Fragateiro desenvolve este tipo de trabalho através de um exercício numa linguagem única, de forma magistral, especialmente bem-sucedido na criação de esculturas em construções conventuais. F. Fragateiro questiona também de uma forma pertinente o conceito de escultura/monumento, criando obras anti-monumentais em que prevalecem as linhas/volumes horizontais minimalistas nos seus conhecidos soalhos/pavimentos estendidos no solo em detrimento das linhas verticais. Uma outra característica que define os seus projectos é o rigor na criação de espaços com imagens, produzindo ilusões ópticas prolongando uma geometria de espaços que não existem na realidade causada pela introdução deliberada de objectos espelhados. Enquanto a linha de actuação de Ângela, aproxima-se de um discurso social e politicamente assumido como se pode observar nas propostas desta exposição, sobretudo na obra Brigadas do SAAL. Movimento esse que se interessou por reunir soluções arquitectónicas de habitação num envolvimento com as populações locais, num desejo comunitário constituindo um certo grau de improviso e de utopia.

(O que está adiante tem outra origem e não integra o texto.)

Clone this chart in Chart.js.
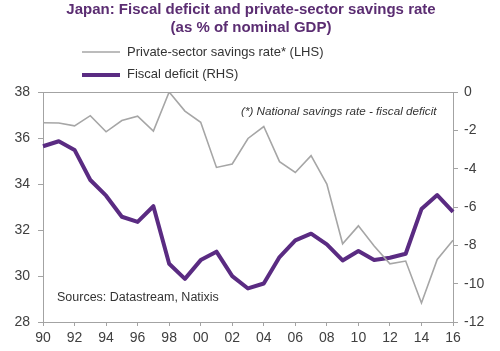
<!DOCTYPE html>
<html>
<head>
<meta charset="utf-8">
<script src="https://cdn.jsdelivr.net/npm/chart.js@4.4.0/dist/chart.umd.min.js"></script>
<style>
  html, body { margin: 0; padding: 0; background: #ffffff; }
  #wrap { width: 500px; height: 351px; position: relative; }
</style>
</head>
<body>
<div id="wrap"><canvas id="chartJapon" width="500" height="351"></canvas></div>
<script>
const years = ['90','91','92','93','94','95','96','97','98','99','00','01','02','03',
               '04','05','06','07','08','09','10','11','12','13','14','15','16'];

// private-sector savings rate, % of GDP (LHS)
const privateSavings = [36.66, 36.65, 36.53, 36.97, 36.27, 36.76, 36.95, 36.3, 38.0, 37.17,
                        36.68, 34.72, 34.87, 35.98, 36.5, 34.97, 34.5, 35.23, 34.0, 31.4,
                        32.18, 31.3, 30.53, 30.65, 28.83, 30.72, 31.55];

// fiscal deficit, % of GDP (RHS)
const fiscalDeficit = [-2.83, -2.57, -3.02, -4.59, -5.41, -6.51, -6.78, -5.96, -8.96, -9.75,
                       -8.77, -8.33, -9.61, -10.25, -9.99, -8.61, -7.74, -7.39, -7.95, -8.79,
                       -8.3, -8.77, -8.65, -8.44, -6.11, -5.38, -6.25];

const leftTicks = [28, 30, 32, 34, 36, 38];
const rightTicks = [-12, -10, -8, -6, -4, -2, 0];

const GRIS = '#a6a6a6';
const MORADO = '#5a2b82';
const EJE = '#a3a3a3';
const TEXTO = '#404040';

const extras = {
    id: 'extras',
    afterDraw(chart) {
        const ctx = chart.ctx;
        const area = chart.chartArea;
        ctx.save();

        // top border of the plot box
        ctx.strokeStyle = EJE;
        ctx.lineWidth = 1;
        ctx.beginPath();
        ctx.moveTo(area.left, area.top + 0.5);
        ctx.lineTo(area.right, area.top + 0.5);
        ctx.stroke();

        // title
        ctx.fillStyle = '#5b2d72';
        ctx.font = 'bold 15px "Liberation Sans", Arial, sans-serif';
        ctx.textAlign = 'center';
        ctx.textBaseline = 'middle';
        ctx.fillText('Japan: Fiscal deficit and private-sector savings rate', 251, 10);
        ctx.fillText('(as % of nominal GDP)', 251, 28);

        // legend
        ctx.textAlign = 'left';
        ctx.font = '13px "Liberation Sans", Arial, sans-serif';
        ctx.fillStyle = '#333333';
        ctx.strokeStyle = GRIS;
        ctx.lineWidth = 1.5;
        ctx.beginPath();
        ctx.moveTo(82, 52);
        ctx.lineTo(120, 52);
        ctx.stroke();
        ctx.fillText(chart.data.datasets[0].label, 127, 52);

        ctx.strokeStyle = MORADO;
        ctx.lineWidth = 4;
        ctx.beginPath();
        ctx.moveTo(82, 75);
        ctx.lineTo(120, 75);
        ctx.stroke();
        ctx.fillText(chart.data.datasets[1].label, 127, 74);

        // notes
        ctx.fillStyle = '#333333';
        ctx.font = 'italic 11.7px "Liberation Sans", Arial, sans-serif';
        ctx.fillText('(*) National savings rate - fiscal deficit', 241, 112);
        ctx.font = '12.5px "Liberation Sans", Arial, sans-serif';
        ctx.fillText('Sources: Datastream, Natixis', 57, 298);

        ctx.restore();
    }
};

const ctx = document.getElementById('chartJapon').getContext('2d');
new Chart(ctx, {
    type: 'line',
    data: {
        labels: years,
        datasets: [
            {
                label: 'Private-sector savings rate* (LHS)',
                data: privateSavings,
                yAxisID: 'y',
                borderColor: GRIS,
                borderWidth: 1.6,
                pointRadius: 0,
                tension: 0,
                fill: false
            },
            {
                label: 'Fiscal deficit (RHS)',
                data: fiscalDeficit,
                yAxisID: 'y2',
                borderColor: MORADO,
                borderWidth: 4,
                borderJoinStyle: 'round',
                pointRadius: 0,
                tension: 0,
                fill: false
            }
        ]
    },
    options: {
        responsive: false,
        devicePixelRatio: 1,
        animation: false,
        layout: { padding: { top: 92, left: 0, right: 0, bottom: 0 } },
        plugins: {
            legend: { display: false },
            tooltip: { enabled: false }
        },
        scales: {
            x: {
                type: 'category',
                offset: false,
                afterFit: scale => { scale.height = 29; },
                grid: {
                    drawOnChartArea: false,
                    tickLength: 4,
                    color: c => (c.index % 2 === 0 ? EJE : 'rgba(0,0,0,0)')
                },
                border: { color: EJE },
                ticks: {
                    autoSkip: false,
                    maxRotation: 0,
                    padding: 4,
                    color: TEXTO,
                    font: { size: 14, family: '"Liberation Sans", Arial, sans-serif' },
                    callback: (value, i) => (i % 2 === 0 ? years[i] : '')
                }
            },
            y: {
                position: 'left',
                min: leftTicks[0],
                max: leftTicks[leftTicks.length - 1],
                afterFit: scale => { scale.width = 43; },
                afterBuildTicks: scale => { scale.ticks = leftTicks.map(v => ({ value: v })); },
                grid: { drawOnChartArea: false, tickLength: 5, color: EJE },
                border: { color: EJE },
                ticks: {
                    padding: 8,
                    color: TEXTO,
                    font: { size: 14, family: '"Liberation Sans", Arial, sans-serif' }
                }
            },
            y2: {
                position: 'right',
                min: rightTicks[0],
                max: rightTicks[rightTicks.length - 1],
                afterFit: scale => { scale.width = 47; },
                afterBuildTicks: scale => { scale.ticks = rightTicks.map(v => ({ value: v })); },
                grid: { drawOnChartArea: false, tickLength: 5, color: EJE },
                border: { color: EJE },
                ticks: {
                    padding: 6,
                    color: TEXTO,
                    font: { size: 14, family: '"Liberation Sans", Arial, sans-serif' }
                }
            }
        }
    },
    plugins: [extras]
});
</script>
</body>
</html>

Este trabalho foi concebido para a exposição apresentada na Fundação de Serralves no final do ano passado.

A Colecção António Cachola possui um particular envolvimento com esta peça, na medida em que aceitou produzi-la mesmo antes de existir um projecto, possibilitando à artista desenvolver o trabalho em determinadas condições, numa referência explícita ao projecto da Bouça (Porto) do Arqto. Siza Vieira. É uma instalação com uma componente performativa muito forte porque foi criada exactamente a partir de uma acção com um texto da época Manifesto da Brigada de São Vítor lido por dois intérpretes. A instalação/escultura propriamente dita surge visualizada sob duas formas: através de um écran de retro-projecção do vídeo e fisicamente no espaço real expositivo (desprovido de acção). Estabelece uma relação simbólica porque cabe no seu limite ao espectador através da sua fruição preencher, corporizar o espaço transformado pelas duas autoras, de marcas subtis pensadas até ao pormenor.

Os seus projectos envolvem a participação activa do espectador onde o seu olhar deixa de ter um papel passivo para dar lugar a um ver dinâmico, resultando numa experiência estética.